Given task → Quote all of the data exactly as given. Skip every picture it contains.

Raw data →
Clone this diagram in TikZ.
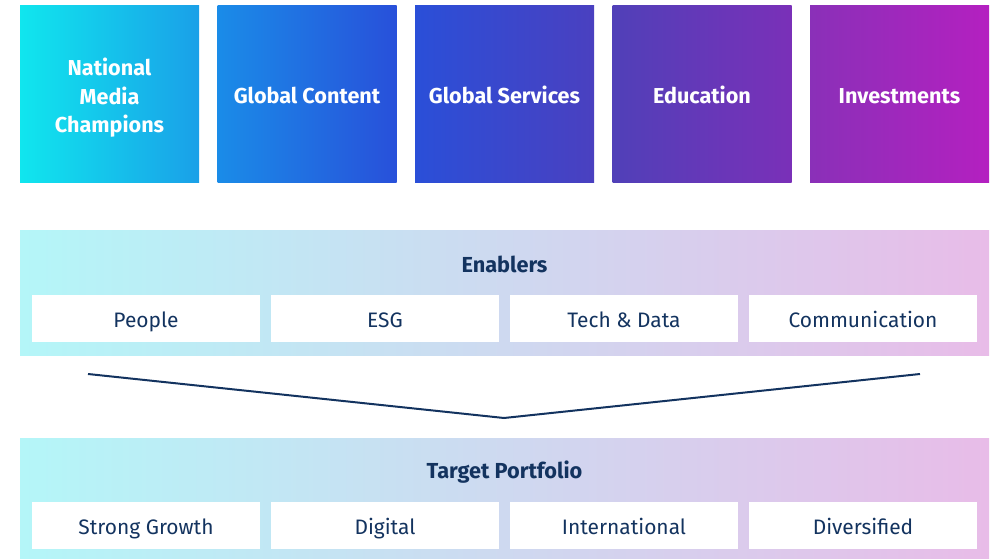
\documentclass[tikz,border=0pt]{standalone}
\usepackage{fontspec}
\setmainfont{Fira Sans}
\newdimen\pxu \pxu=0.75pt
\definecolor{navy}{HTML}{13335F}
\definecolor{pl}{HTML}{B4F6F8}
\definecolor{pm}{HTML}{C0C8F0}
\definecolor{pr}{HTML}{E8BCE8}
\definecolor{aA}{HTML}{10E6EE}\definecolor{aB}{HTML}{1AA0E8}
\definecolor{bA}{HTML}{1A8CE8}\definecolor{bB}{HTML}{2850DA}
\definecolor{cA}{HTML}{2A4FD8}\definecolor{cB}{HTML}{4A40C0}
\definecolor{dA}{HTML}{5040B8}\definecolor{dB}{HTML}{7A30B8}
\definecolor{eA}{HTML}{8A30B8}\definecolor{eB}{HTML}{B420C0}
\tikzset{
  topbox/.style={minimum width=179\pxu, minimum height=177\pxu, inner sep=0pt, text=white,
    font=\bfseries\fontsize{16.2}{21.2}\selectfont, align=center, text height=14.2pt, text depth=0pt},
  panel/.style={minimum width=969\pxu, inner sep=0pt, left color=pl, middle color=pm, right color=pr},
  wbox/.style={fill=white, minimum width=228\pxu, minimum height=47\pxu, inner sep=0pt,
    text=navy, font=\fontsize{15.7}{18}\selectfont, text height=14.2pt, text depth=0pt},
  ttl/.style={text=navy, font=\bfseries\fontsize{16.3}{18}\selectfont, inner sep=0pt,
    text height=12.4pt, text depth=0pt},
  vline/.style={draw=navy, line width=1.5pt}
}
\begin{document}
\begin{tikzpicture}[x=0.75pt, y=-0.75pt]
\useasboundingbox (0,0) rectangle (995,559);
% top row
\node[topbox, left color=aA, right color=aB, text height=56.8pt, text depth=0pt] (nmc) at (109.5,94.5) {National\\Media\\Champions};
\node[topbox, left color=bA, right color=bB] (gc) at (307,94.5) {Global Content};
\node[topbox, left color=cA, right color=cB] (gs) at (504.5,94.5) {Global Services};
\node[topbox, left color=dA, right color=dB] (edu) at (702,94.5) {Education};
\node[topbox, left color=eA, right color=eB] (inv) at (899.5,94.5) {Investments};
% enablers panel
\node[panel, minimum height=124\pxu] (enp) at (504.5,293) {};
\node[ttl] (ent) at (504.5,264) {Enablers};
\node[wbox] (peo) at (146,318.5) {People};
\node[wbox] (esg) at (385,318.5) {ESG};
\node[wbox] (tec) at (624,318.5) {Tech \& Data};
\node[wbox] (com) at (863,318.5) {Communication};
% funnel line
\coordinate (la) at (88,374);
\coordinate (lb) at (504,418);
\coordinate (lc) at (920,374);
\draw[vline] (la) -- (lb) -- (lc);
% target panel
\node[panel, minimum height=124\pxu] (tpp) at (504.5,500) {};
\node[ttl] (tpt) at (504.5,470) {Target Portfolio};
\node[wbox] (sg) at (146,525.5) {Strong Growth};
\node[wbox] (dig) at (385,525.5) {Digital};
\node[wbox] (int) at (624,525.5) {International};
\node[wbox] (div) at (863,525.5) {Diversified};
\end{tikzpicture}
\end{document}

Answer to the exercise →
Clone this diagram in TikZ.
\documentclass[tikz,border=0pt]{standalone}
\usepackage{fontspec}
\setmainfont{Fira Sans}
\newdimen\pxu \pxu=0.75pt
\definecolor{navy}{HTML}{13335F}
\definecolor{pl}{HTML}{B4F6F8}
\definecolor{pm}{HTML}{C0C8F0}
\definecolor{pr}{HTML}{E8BCE8}
\definecolor{aA}{HTML}{10E6EE}\definecolor{aB}{HTML}{1AA0E8}
\definecolor{bA}{HTML}{1A8CE8}\definecolor{bB}{HTML}{2850DA}
\definecolor{cA}{HTML}{2A4FD8}\definecolor{cB}{HTML}{4A40C0}
\definecolor{dA}{HTML}{5040B8}\definecolor{dB}{HTML}{7A30B8}
\definecolor{eA}{HTML}{8A30B8}\definecolor{eB}{HTML}{B420C0}
\tikzset{
  topbox/.style={minimum width=179\pxu, minimum height=177\pxu, inner sep=0pt, text=white,
    font=\bfseries\fontsize{16.2}{21.2}\selectfont, align=center, text height=14.2pt, text depth=0pt},
  panel/.style={minimum width=969\pxu, inner sep=0pt, left color=pl, middle color=pm, right color=pr},
  wbox/.style={fill=white, minimum width=228\pxu, minimum height=47\pxu, inner sep=0pt,
    text=navy, font=\fontsize{15.7}{18}\selectfont, text height=14.2pt, text depth=0pt},
  ttl/.style={text=navy, font=\bfseries\fontsize{16.3}{18}\selectfont, inner sep=0pt,
    text height=12.4pt, text depth=0pt},
  vline/.style={draw=navy, line width=1.5pt}
}
\begin{document}
\begin{tikzpicture}[x=0.75pt, y=-0.75pt]
\useasboundingbox (0,0) rectangle (995,559);
% top row
\node[topbox, left color=aA, right color=aB, text height=56.8pt, text depth=0pt] (nmc) at (109.5,94.5) {National\\Media\\Champions};
\node[topbox, left color=bA, right color=bB] (gc) at (307,94.5) {Global Content};
\node[topbox, left color=cA, right color=cB] (gs) at (504.5,94.5) {Global Services};
\node[topbox, left color=dA, right color=dB] (edu) at (702,94.5) {Education};
\node[topbox, left color=eA, right color=eB] (inv) at (899.5,94.5) {Investments};
% enablers panel
\node[panel, minimum height=124\pxu] (enp) at (504.5,293) {};
\node[ttl] (ent) at (504.5,264) {Enablers};
\node[wbox] (peo) at (146,318.5) {People};
\node[wbox] (esg) at (385,318.5) {ESG};
\node[wbox] (tec) at (624,318.5) {Tech \& Data};
\node[wbox] (com) at (863,318.5) {Communication};
% funnel line
\coordinate (la) at (88,374);
\coordinate (lb) at (504,418);
\coordinate (lc) at (920,374);
\draw[vline] (la) -- (lb) -- (lc);
% target panel
\node[panel, minimum height=124\pxu] (tpp) at (504.5,500) {};
\node[ttl] (tpt) at (504.5,470) {Target Portfolio};
\node[wbox] (sg) at (146,525.5) {Strong Growth};
\node[wbox] (dig) at (385,525.5) {Digital};
\node[wbox] (int) at (624,525.5) {International};
\node[wbox] (div) at (863,525.5) {Diversified};
\end{tikzpicture}
\end{document}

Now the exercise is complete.